Las Vegas manhole scare returns, FIA moves fast with overnight fix after FP2 red flags

Las Vegas’ street circuit bit back on Thursday, and not for the first time. Free Practice 2 was halted twice after a marshal spotted a manhole cover shifting on the approach to Turn 17, forcing race control to throw a pair of late red flags and ultimately end the session early.

The FIA moved quickly in response. The offending cover was stripped down and inspected, with a “specific fault” identified in its closure mechanism. By nightfall, the federation said the issue had been rectified and the cover itself welded shut as an extra layer of protection. Every other cover on or close to the racing line was rechecked, with a further 14 assemblies also receiving additional welding as a precaution.

It was an alert marshal who first caught the movement late in FP2, triggering the initial stoppage. After a brief inspection, running resumed under close watch from circuit staff, only for the same spot to raise concern again. The second red flag fell within minutes, ending the session and prompting a short delay to F1 Academy qualifying that followed.

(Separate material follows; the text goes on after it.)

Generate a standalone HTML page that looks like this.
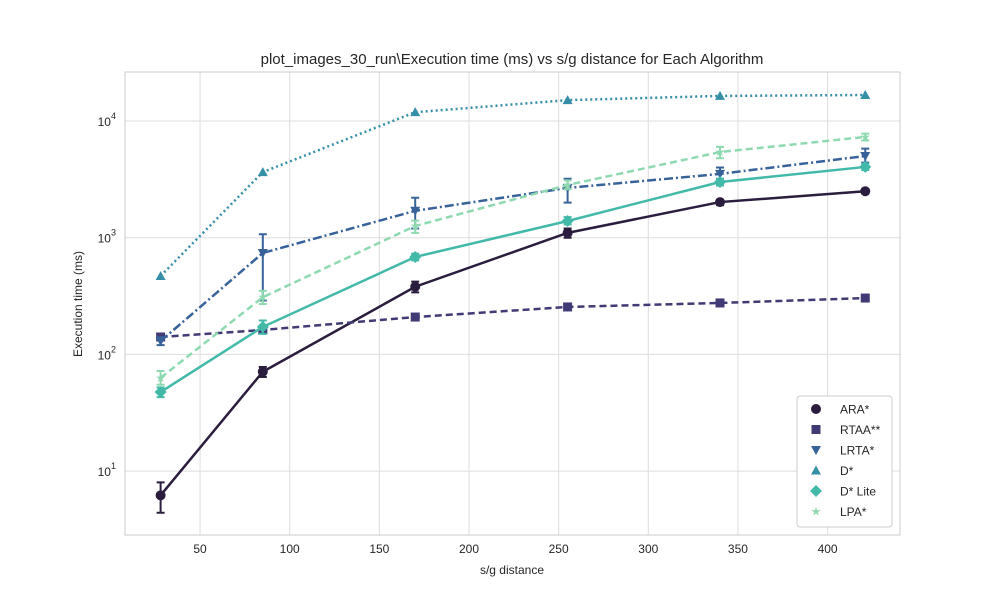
<!DOCTYPE html>
<html><head><meta charset="utf-8"><style>
body{margin:0;background:#fff;font-family:"Liberation Sans",sans-serif}
svg text{font-family:"Liberation Sans","DejaVu Sans",sans-serif;fill:#262626}
</style></head><body>
<svg id="chart" width="1000" height="600">
<rect x="125" y="72" width="775" height="463" fill="#fff"/>
<g id="grid"></g><g id="series"></g><g id="ticks"></g>
<text x="512" y="64" text-anchor="middle" font-size="15">plot_images_30_run\Execution time (ms) vs s/g distance for Each Algorithm</text>
<text x="512" y="574" text-anchor="middle" font-size="12">s/g distance</text>
<text x="82" y="304" text-anchor="middle" font-size="12" transform="rotate(-90 82 304)">Execution time (ms)</text>
<g id="legend"></g>
</svg>
<script>
const xs=[28,85,170,255,340,421];
const names=["ARA*","RTAA**","LRTA*","D*","D* Lite","LPA*"];
const ara=[6.2,71,380,1100,2020,2500];
const rtaa=[141,162,209,255,276,304];
const lrta=[130,740,1700,2670,3520,5010];
const dstar=[470,3650,11900,15100,16400,16700];
const dlite=[47.6,172,684,1390,3000,4040];
const lpa=[63,309,1260,2830,5420,7300];
const araErr=[[4.4,8],[64,78],[340,420],[1000,1200],[1900,2100],[2400,2600]];
const lrtaErr=[[120,140],[290,1070],[1200,2200],[2000,3200],[3000,4000],[4400,5800]];
const lpaErr=[[55,72],[270,350],[1100,1400],[2600,3100],[4800,6000],[6800,7800]];
const dliteErr=[[43,52],[150,195],[640,730],[1300,1500],[2800,3200],[3800,4300]];
const xTicks=[50,100,150,200,250,300,350,400];
const yTicks=[1,2,3,4];
const X=v=>110.4+v*1.793;
const Y=v=>121+(4-Math.log10(v))*116.7;
const NS="http://www.w3.org/2000/svg";
function mk(p,t,a){const e=document.createElementNS(NS,t);for(const k in a)e.setAttribute(k,a[k]);p.appendChild(e);return e;}
const grid=document.getElementById('grid'),ticks=document.getElementById('ticks'),ser=document.getElementById('series'),leg=document.getElementById('legend');
xTicks.forEach(t=>{const l=mk(grid,'line',{x1:X(t),x2:X(t),y1:72,y2:535,stroke:'#ddd'});

const tx=mk(ticks,'text',{x:X(t),y:553,'text-anchor':'middle','font-size':12});tx.textContent=t;
});
yTicks.forEach(t=>{const y=Y(Math.pow(10,t));const l=mk(grid,'line',{x1:125,x2:900,y1:y,y2:y,stroke:'#ddd'});

const tx=mk(ticks,'text',{x:116,y:y+5,'text-anchor':'end','font-size':12});tx.innerHTML='10<tspan dy="-7" font-size="9">'+t+'</tspan>';
});
mk(grid,'rect',{x:125,y:72,width:775,height:463,fill:'none',stroke:'#ccc'});
const defs=[
{d:ara,c:'#2b1d3d',dash:'',m:'circle',e:araErr},
{d:rtaa,c:'#403a75',dash:'7,4',m:'square',e:null},
{d:lrta,c:'#38639a',dash:'9,3,2,3',m:'tridown',e:lrtaErr},
{d:dstar,c:'#348fa7',dash:'2,3',m:'triup',e:null},
{d:dlite,c:'#43b9a9',dash:'',m:'diamond',e:dliteErr},
{d:lpa,c:'#8fd9b1',dash:'7,4',m:'star',e:lpaErr}];
function marker(p,m,x,y,c,s){s=s||1;let e;
if(m=='circle')e=mk(p,'circle',{cx:x,cy:y,r:5*s,fill:c});
else if(m=='square')e=mk(p,'rect',{x:x-4.5*s,y:y-4.5*s,width:9*s,height:9*s,fill:c});
else if(m=='tridown')e=mk(p,'polygon',{points:`${x-5*s},${y-4*s} ${x+5*s},${y-4*s} ${x},${y+5*s}`,fill:c});
else if(m=='triup')e=mk(p,'polygon',{points:`${x-5*s},${y+4*s} ${x+5*s},${y+4*s} ${x},${y-5*s}`,fill:c});
else if(m=='diamond')e=mk(p,'polygon',{points:`${x},${y-6*s} ${x+6*s},${y} ${x},${y+6*s} ${x-6*s},${y}`,fill:c});
else e=mk(p,'text',{x:x,y:y+4*s,'text-anchor':'middle','font-size':12*s,fill:c,style:'fill:'+c});
if(m=='star')e.textContent='★';
return e;}
defs.forEach((s,i)=>{const g=mk(ser,'g',{});
const pl=mk(g,'polyline',{points:s.d.map((v,j)=>X(xs[j])+','+Y(v)).join(' '),fill:'none',stroke:s.c,'stroke-width':2.5,'stroke-dasharray':s.dash});

if(s.e)s.e.forEach((r,j)=>{const x=X(xs[j]);const eb=mk(g,'path',{d:`M${x},${Y(r[0])}V${Y(r[1])}M${x-4},${Y(r[0])}h8M${x-4},${Y(r[1])}h8`,stroke:s.c,'stroke-width':2,fill:'none'});
});
s.d.forEach((v,j)=>{const mm=marker(g,s.m,X(xs[j]),Y(v),s.c);});
});
const lb=mk(leg,'rect',{x:797,y:396,width:95,height:131,rx:3,fill:'#fff',stroke:'#ccc'});

defs.forEach((s,i)=>{const y=409+i*20.5;const m=marker(leg,s.m,816,y,s.c);
const t=mk(leg,'text',{x:840,y:y+4.5,'font-size':12});t.textContent=names[i];});
</script>
</body></html>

In a statement, the FIA explained the sequence and its remedy: the manhole was disassembled and inspected, the fault traced to the closure system, and a fix implemented overnight. On top of that, the cover was welded, and extra welding was applied to 14 more units following a sweep of the circuit.

If it all sounds uncomfortably familiar, that’s because it is. Vegas had a bruising debut back in 2023 when a loose cover destroyed the underside of Carlos Sainz’s Ferrari and stopped FP1 after only seven minutes. That incident forced an energy store change and a 10-place grid penalty, souring what should’ve been a glittering launch weekend on the Strip. Two years on, we’re not at that level of chaos—no cars were damaged this time—but the optics aren’t ideal for a grand prix that trades heavily on spectacle.

Street circuits come with infrastructure risks—drainage, utilities, access points—that purpose-built venues simply don’t. The best mitigation is vigilance and overkill. To their credit, the FIA’s language suggests both were applied: identify the weak point, fix it, then over-secure everything nearby. Welding covers isn’t pretty, but it’s decisive.

The bigger concern is confidence. Drivers need to trust that what’s under their wheels won’t change lap to lap, especially on a quick, low-grip layout like Vegas where braking events are violent and kerbs are tempting. The late stoppage robbed teams of long-run data and compromised FP2 programs, but that’s a secondary issue. Safety—and the assurance of it—comes first.

The hope now is that the overnight work will close the chapter before FP3 and qualifying. Extra welding and a clean bill of health across the racing line should do the trick. It has to. Vegas thrives on theatre, not déjà vu.

As for Thursday’s interruption, it’ll be remembered as a near-miss handled briskly. The marshal saw it, the FIA stopped it, and the fix went in before dawn. That’s the standard when street furniture tries to steal the show.